I'm now 40 weeks pregnant and ready to have this child already. I've been ready for weeks, actually, but now I'm really getting impatient. Last week at church I lit a vigil candle and prayed that God take care of my labor and delivery. I prayed that everything happen according to His plan and His time, but if it didn't happen soon that he somehow grant me the patience to wait until it did.

I'm finding it really hard to wait, but there's nothing to be done. I try to console myself that everything is still happening according to God's plan, but it's hard.

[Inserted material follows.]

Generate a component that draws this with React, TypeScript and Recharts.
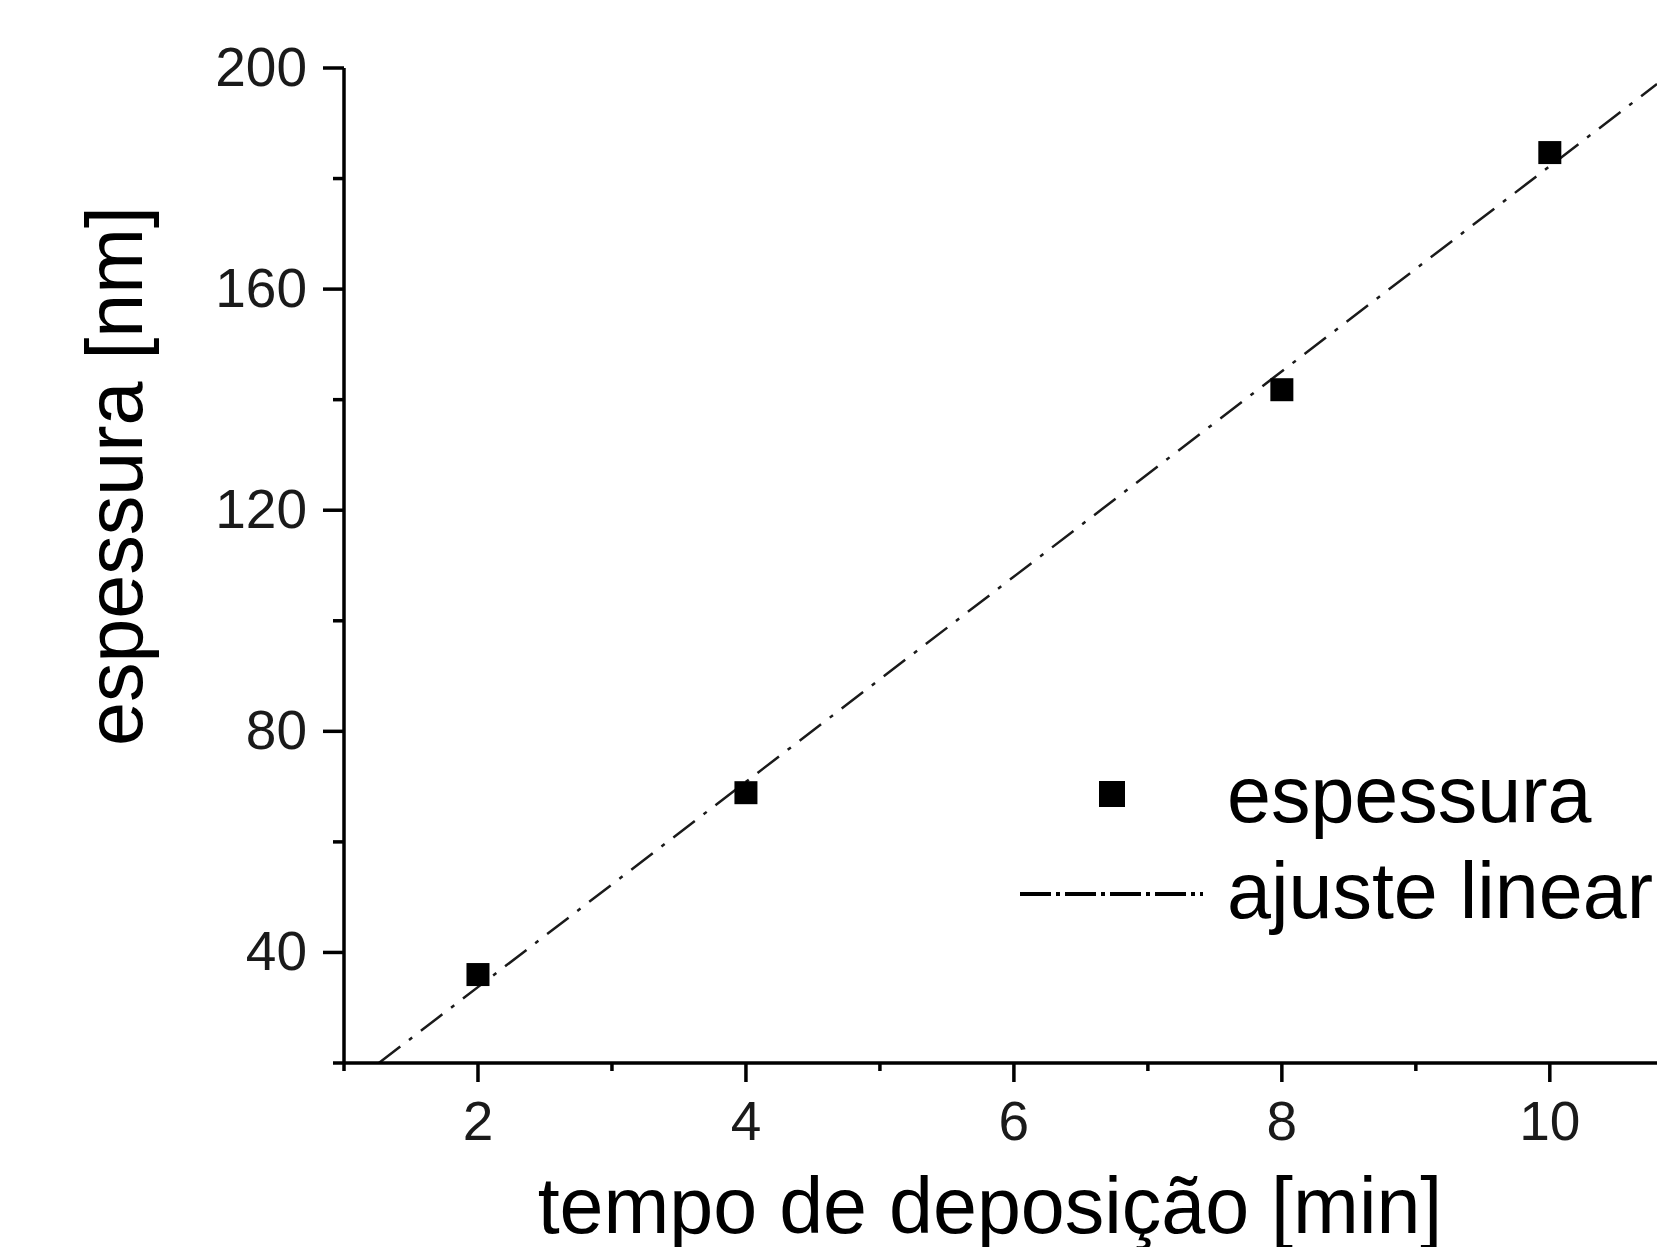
import {
  ComposedChart,
  Scatter,
  Line,
  XAxis,
  YAxis,
  Legend,
} from "recharts";

const depositionTime = [2, 4, 8, 10];
const thickness = [36, 68.9, 141.8, 184.7];
const fitTime = [1.26, 10.8];
const fitThickness = [20, 197.1];
const xTicks = [1, 2, 3, 4, 5, 6, 7, 8, 9, 10];
const yTicks = [20, 40, 60, 80, 100, 120, 140, 160, 180, 200];

const FONT = "'Liberation Sans', Arial, Helvetica, sans-serif";

const points = depositionTime.map((x, i) => ({ x, y: thickness[i] }));
const fit = fitTime.map((x, i) => ({ x, y: fitThickness[i] }));

const XTick = (props: any) => {
  const { x, y, payload } = props;
  const major = payload.value % 2 === 0;
  return (
    <g>
      <line x1={x} x2={x} y1={y} y2={y + (major ? 19 : 8)} stroke="#000" strokeWidth={3.5} />
      {major && (
        <text x={x} y={y + 77} textAnchor="middle" fontSize={55} fontFamily={FONT} fill="#1a1a1a">
          {payload.value}
        </text>
      )}
    </g>
  );
};

const YTick = (props: any) => {
  const { x, y, payload } = props;
  const major = payload.value % 40 === 0;
  return (
    <g>
      <line x1={x} x2={x - (major ? 21 : 11)} y1={y} y2={y} stroke="#000" strokeWidth={3.5} />
      {major && (
        <text x={x - 37} y={y + 18} textAnchor="end" fontSize={55} fontFamily={FONT} fill="#1a1a1a">
          {payload.value}
        </text>
      )}
    </g>
  );
};

const LegendBox = () => (
  <svg width={657} height={200} style={{ display: "block" }}>
    <rect x={99} y={41} width={26} height={26} fill="#000" />
    <text x={227} y={82} fontSize={79} fontFamily={FONT} fill="#000">
      espessura
    </text>
    <line x1={20} x2={203} y1={154} y2={154} stroke="#000" strokeWidth={4} strokeDasharray="31 5 4 5" />
    <text x={227} y={178} fontSize={79} fontFamily={FONT} fill="#000">
      ajuste linear
    </text>
  </svg>
);

export default function App() {
  return (
    <div
      style={{
        position: "absolute",
        left: 0,
        top: 0,
        width: 1657,
        height: 1247,
        overflow: "hidden",
        background: "#fff",
      }}
    >
      <ComposedChart
        width={1657}
        height={1247}
        margin={{ top: 68, right: 0, left: 0, bottom: 0 }}
      >
        <XAxis
          type="number"
          dataKey="x"
          domain={[1, 10.8]}
          ticks={xTicks}
          allowDataOverflow
          height={184}
          tickSize={0}
          tickMargin={0}
          tickLine={false}
          axisLine={{ stroke: "#000", strokeWidth: 3.5 }}
          tick={<XTick />}
          interval={0}
          label={{
            content: () => (
              <text x={990} y={1233} textAnchor="middle" fontSize={79} fontFamily={FONT} fill="#000">
                tempo de deposição [min]
              </text>
            ),
          }}
        />
        <YAxis
          type="number"
          dataKey="y"
          domain={[20, 200]}
          ticks={yTicks}
          allowDataOverflow
          width={344}
          tickSize={0}
          tickMargin={0}
          tickLine={false}
          axisLine={{ stroke: "#000", strokeWidth: 3.5 }}
          tick={<YTick />}
          interval={0}
          label={{
            content: () => (
              <text
                x={142}
                y={476}
                transform="rotate(-90, 142, 476)"
                textAnchor="middle"
                fontSize={79}
                fontFamily={FONT}
                fill="#000"
              >
                espessura [nm]
              </text>
            ),
          }}
        />
        <Line
          data={fit}
          dataKey="y"
          type="linear"
          stroke="#1a1a1a"
          strokeWidth={2.5}
          strokeDasharray="27 11 4 11"
          dot={false}
          activeDot={false}
          isAnimationActive={false}
        />
        <Scatter
          data={points}
          dataKey="y"
          fill="#000"
          isAnimationActive={false}
          shape={(p: any) => (
            <rect x={p.cx - 11.5} y={p.cy - 11.5} width={23} height={23} fill="#000" />
          )}
        />
        <Legend
          layout="horizontal"
          verticalAlign="middle"
          align="center"
          content={() => <LegendBox />}
          wrapperStyle={{ position: "absolute", left: 1000, top: 740, width: 657, height: 200 }}
        />
      </ComposedChart>
    </div>
  );
}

It's also difficult because I've been feeling slightly abandoned by the Church at this time. I feel like I did what they wanted...I used natural family planning, when it didn't work out I kept my baby, and I'm going to raise him in the faith to the best of my ability. We're even naming him Philo Alexander* after two saints. And yet, I've been having a tough time finding information on Catholic support for pregnant or laboring women. This hurts because every other possible topic seems to be covered. Want to pray off your hangover? St. Bibiana will listen to you. Need some help whitewashing that fence? Hey, you've got St. Colman, St. Killian, and St. Totnan to assist you. There are even saints to help out with our feathered friends. But I was having a tough time finding Catholic support for women who were pregnant or facing childbirth.

Today I was looking again and stumbled upon a whole bunch of saints to help with childbirth and pregnancy. This made me happier. One of the saints was St. Gerard Majella. I found this prayer that I particularly liked:

O great Saint Gerard, beloved servant of Jesus Christ, perfect imitator of your meek and humble Savior, and devoted child of Mother of God, enkindle within my heart one spark of that heavenly fire of charity which glowed in your heart and made you an angel of love. O glorious Saint Gerard, because when falsely accused of crime, you did bear, like your Divine Master, without murmur or complaint, the calumnies of wicked men, you have been raised up by God as the patron and protector of expectant mothers. Preserve me from danger and from the excessive pains accompanying childbirth, and shield the child which I now carry, that it may see the light of day and receive the purifying and life-giving waters of baptism through Jesus Christ our Lord. Amen.

So that made me feel better. Hopefully I'll have the strength to make it through childbirth whenever this kid decides to make his debut.



* I went to find a link to St. Alexander, and it turns out there are about a thousand of them. Yikes. However, a link to Philo was easier to find.